Somewhere along the way, however, she came to believe that I was her best friend again. Now in her early 20s, she just got married to her boyfriend who she’s known for less than a year. She’s also pregnant—and has asked me to be the maid of honor at the wedding and godmother to the child. I’m fine with being friends with Thea, rather than best friends. But I fear that agreeing to these positions will thrust me into an inner circle of which I want no part. At the same time, I’m worried she doesn’t have anyone else to rely on. The friend I thought she’d ask to fulfill these duties recently told me that she stopped speaking to her, as she didn’t want to be hurt again. Thea has been in some dark places in her life, and I don’t want my rejections to send her back there—not only for her mental health but for the sake of her kid. My parents and other friends think she’s a user and a liar whose habits will never change. Should I support her or run before it’s too late?
To Be or Not To Be
Well, the chances of that marriage lasting are—nil. First, the two of them don’t actually know each other. I know readers will take exception here, but less than one year, when you’re in your early 20s, isn’t much of a foundation. Second, the woman has a proven inability to get along with, well, anyone. So if you want to be supportive and stand up there holding a bunch of hand-tied white gerberas for a few hours, I don’t see any harm. (The album is likely to be tossed in a few years’ time anyway.) But kids last a lifetime. So I would definitely NOT sign up to be the godmother of the child if your feelings about the mother are that negative. Some people take the designation seriously (monetary support is implied, as well as emotional support); others less so. Either way, you’re bound to the family for eternity. And here you seem to barely count the woman among your close friends!

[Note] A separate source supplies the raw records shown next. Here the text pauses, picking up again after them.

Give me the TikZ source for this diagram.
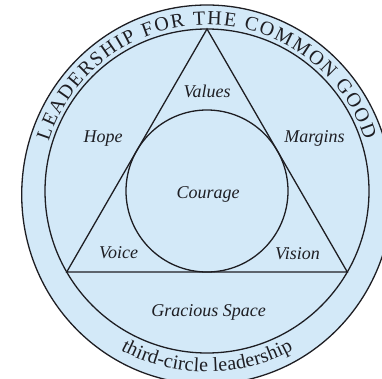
\documentclass[tikz,border=0pt]{standalone}
\usepackage{fontspec}
\setmainfont{Liberation Serif}
\usetikzlibrary{decorations.text}
\definecolor{ringblue}{RGB}{211,233,248}
\definecolor{inkline}{RGB}{30,30,35}
\begin{document}
\begin{tikzpicture}[x=1pt,y=1pt,
  outline/.style={draw=inkline,line width=1.3pt},
  lbl/.style={font=\fontsize{18}{18}\selectfont\itshape, text=inkline, inner sep=0pt, anchor=base}]
\useasboundingbox (0,0) rectangle (382,378);
\clip (0,0) rectangle (382,378);
\coordinate (C) at (207,187);
\coordinate (E) at (207,183.4);
\fill[ringblue] (E) ellipse [x radius=185.3, y radius=189.6];
\draw[outline] (E) ellipse [x radius=185.3, y radius=189.6];
\draw[outline] (C) circle [radius=162];
\coordinate (A) at ([shift={(90:162)}]C);
\coordinate (BL) at ([shift={(210:162)}]C);
\coordinate (BR) at ([shift={(330:162)}]C);
\draw[outline, line join=miter] (A) -- (BL) -- (BR) -- cycle;
\draw[outline] (C) circle [radius=81];
\node[lbl] (values) at (207,280) {Values};
\node[lbl] (hope) at (103,236) {Hope};
\node[lbl] (margins) at (314.5,236) {Margins};
\node[lbl] (courage) at (208,180) {Courage};
\node[lbl] (voice) at (118.5,120) {Voice};
\node[lbl] (vision) at (297.5,119) {Vision};
\node[lbl] (gracious) at (208.5,62) {Gracious Space};
\path[decorate, decoration={text along path, text color=inkline,
  text={|\fontsize{20}{20}\selectfont|LEADERSHIP FOR THE COMMON GOOD},
  text align={fit to path}}]
  ([shift={(162.5:166)}]C) arc[start angle=162.5, end angle=18, radius=166];
\path[decorate, decoration={text along path, text color=inkline,
  text={|\fontsize{20}{20}\selectfont|third-circle leadership},
  text align={fit to path}}]
  ([shift={(-118.5:181)}]C) arc[start angle=-118.5, end angle=-61.5, radius=181];
\end{tikzpicture}
\end{document}
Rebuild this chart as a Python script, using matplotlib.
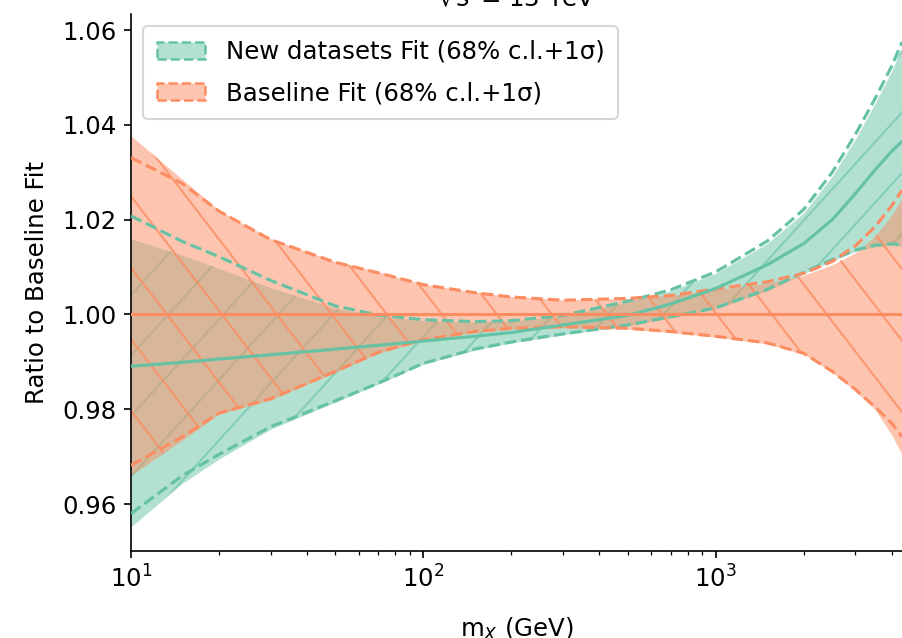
import numpy as np
import matplotlib
matplotlib.use("Agg")
import matplotlib.pyplot as plt
from matplotlib.patches import Patch
from matplotlib.collections import LineCollection

# ---------------- data ----------------
mass = [10, 15, 20, 30, 50, 70, 100, 150, 200, 300, 500, 700, 1000,
        1500, 2000, 2500, 3000, 3500, 4000, 4330]

new_central = [0.9891, 0.9899, 0.9906, 0.9915, 0.9927, 0.9935, 0.9944, 0.9954,
               0.9962, 0.9978, 0.9998, 1.0022, 1.0055, 1.0105, 1.0150, 1.0200,
               1.0255, 1.0305, 1.0345, 1.0365]
new_band_hi = [1.0160, 1.0125, 1.0097, 1.0057, 1.0013, 0.9997, 0.9987, 0.9984,
               0.9986, 0.9997, 1.0026, 1.0050, 1.0087, 1.0150, 1.0215, 1.0292,
               1.0370, 1.0445, 1.0515, 1.0565]
new_band_lo = [0.9552, 0.9644, 0.9695, 0.9758, 0.9815, 0.9853, 0.9895, 0.9925,
               0.9940, 0.9957, 0.9976, 0.9993, 1.0012, 1.0050, 1.0086, 1.0113,
               1.0133, 1.0143, 1.0146, 1.0144]
new_sig_hi = [1.0208, 1.0154, 1.0122, 1.0072, 1.0018, 0.9999, 0.9989, 0.9985,
              0.9987, 0.9998, 1.0028, 1.0052, 1.0090, 1.0155, 1.0222, 1.0300,
              1.0380, 1.0455, 1.0525, 1.0575]
new_sig_lo = [0.9580, 0.9660, 0.9705, 0.9763, 0.9818, 0.9855, 0.9897, 0.9927,
              0.9942, 0.9959, 0.9978, 0.9995, 1.0014, 1.0053, 1.0089, 1.0116,
              1.0136, 1.0146, 1.0149, 1.0147]

base_central = [1.0, 1.0, 1.0, 1.0, 1.0, 1.0, 1.0, 1.0, 1.0, 1.0,
                1.0, 1.0, 1.0, 1.0, 1.0, 1.0, 1.0, 1.0, 1.0, 1.0]
base_band_hi = [1.0377, 1.0285, 1.0220, 1.0160, 1.0112, 1.0090, 1.0064, 1.0047,
                1.0038, 1.0031, 1.0034, 1.0040, 1.0052, 1.0066, 1.0083, 1.0105,
                1.0130, 1.0165, 1.0210, 1.0245]
base_band_lo = [0.9661, 0.9735, 0.9790, 0.9820, 0.9878, 0.9918, 0.9945, 0.9962,
                0.9969, 0.9972, 0.9969, 0.9962, 0.9952, 0.9938, 0.9916, 0.9878,
                0.9838, 0.9800, 0.9745, 0.9705]
base_sig_hi = [1.0331, 1.0276, 1.0218, 1.0158, 1.0110, 1.0088, 1.0063, 1.0046,
               1.0037, 1.0030, 1.0034, 1.0040, 1.0054, 1.0069, 1.0087, 1.0112,
               1.0145, 1.0185, 1.0230, 1.0262]
base_sig_lo = [0.9682, 0.9742, 0.9792, 0.9822, 0.9880, 0.9920, 0.9947, 0.9964,
               0.9971, 0.9974, 0.9971, 0.9964, 0.9954, 0.9940, 0.9918, 0.9880,
               0.9842, 0.9805, 0.9770, 0.9742]

label_new = "New datasets Fit (68% c.l.+1σ)"
label_base = "Baseline Fit (68% c.l.+1σ)"
title_text = r"$\sqrt{s}$ = 13 TeV"
xlabel_text = r"m$_X$ (GeV)"
ylabel_text = "Ratio to Baseline Fit"

c_new = "#66c2a5"
c_base = "#fc8d62"

# ---------------- figure ----------------
DPI = 150
W, H = 902, 638
plt.rcParams["font.size"] = 11.7
fig = plt.figure(figsize=(W / DPI, H / DPI), dpi=DPI)
ax_l, ax_b, ax_w, ax_h = 131, 87, 771, 537  # pixels
ax = fig.add_axes([ax_l / W, ax_b / H, ax_w / W, ax_h / H])

x = np.array(mass, dtype=float)


def add_hatch(ax, coll, color, slope, spacing, lw=1.0, alpha=0.7):
    """Draw parallel lines (pixel slope/spacing) clipped to a fill."""
    segs = []
    cs = np.arange(-abs(slope) * ax_w - 2 * ax_h, ax_h + abs(slope) * ax_w + 2 * ax_h,
                   spacing * abs(slope))
    for c in cs:
        x0, x1 = -50, ax_w + 50
        y0, y1 = slope * x0 + c, slope * x1 + c
        segs.append([(x0 / ax_w, y0 / ax_h), (x1 / ax_w, y1 / ax_h)])
    lc = LineCollection(segs, colors=color, linewidths=lw, alpha=alpha,
                        transform=ax.transAxes, zorder=coll.get_zorder() + 0.1)
    ax.add_collection(lc)
    lc.set_clip_path(coll.get_paths()[0], ax.transData)


f_new = ax.fill_between(x, new_band_lo, new_band_hi, color=c_new, alpha=0.5,
                        lw=0, zorder=1)
f_base = ax.fill_between(x, base_band_lo, base_band_hi, color=c_base, alpha=0.5,
                         lw=0, zorder=1.2)
add_hatch(ax, f_new, c_new, 1.1, 55, lw=1.0, alpha=0.6)
add_hatch(ax, f_base, c_base, -1.3, 55, lw=1.0, alpha=0.8)

ax.plot(x, new_sig_hi, ls="--", color=c_new, lw=1.5, zorder=3)
ax.plot(x, new_sig_lo, ls="--", color=c_new, lw=1.5, zorder=3)
ax.plot(x, base_sig_hi, ls="--", color=c_base, lw=1.5, zorder=3)
ax.plot(x, base_sig_lo, ls="--", color=c_base, lw=1.5, zorder=3)
ax.plot(x, new_central, ls="-", color=c_new, lw=1.5, zorder=4)
ax.plot(x, base_central, ls="-", color=c_base, lw=1.5, zorder=4)

ax.set_xscale("log")
ax.set_xlim(10, 4330)
ax.set_ylim(0.9501, 1.0634)
ax.set_yticks([0.96, 0.98, 1.00, 1.02, 1.04, 1.06])
ax.spines["top"].set_visible(False)
ax.spines["right"].set_visible(False)
ax.set_xlabel(xlabel_text, labelpad=11)
ax.set_ylabel(ylabel_text, labelpad=6.5)

fig.text((ax_l + ax_w / 2) / W, 1 - 7 / H, title_text, ha="center",
         va="baseline", fontsize=11.7)

handles = [
    Patch(facecolor=matplotlib.colors.to_rgba(c_new, 0.5), edgecolor=c_new,
          linestyle="--", linewidth=1.2),
    Patch(facecolor=matplotlib.colors.to_rgba(c_base, 0.5), edgecolor=c_base,
          linestyle="--", linewidth=1.2),
]
ax.legend(handles, [label_new, label_base], loc="upper left",
          handletextpad=0.85, labelspacing=0.72, borderpad=0.55)

fig.savefig("out.png", dpi=DPI)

I’d send Thea a nice note saying that you’re honored to have been invited to play such an important role in her life. But while you wish her and her husband many years of joy with their bundle of such—and are happy that you and she are reunited—you don’t feel you can fulfill the duty, as it implies a commitment that you’re not currently in a position to make. I’d keep it that vague. Hopefully she’ll read between the lines. I suspect that, over time, your friendship with Thea will grow fainter and fainter. But hey, you never know. She and the boyfriend could prove me wrong, too.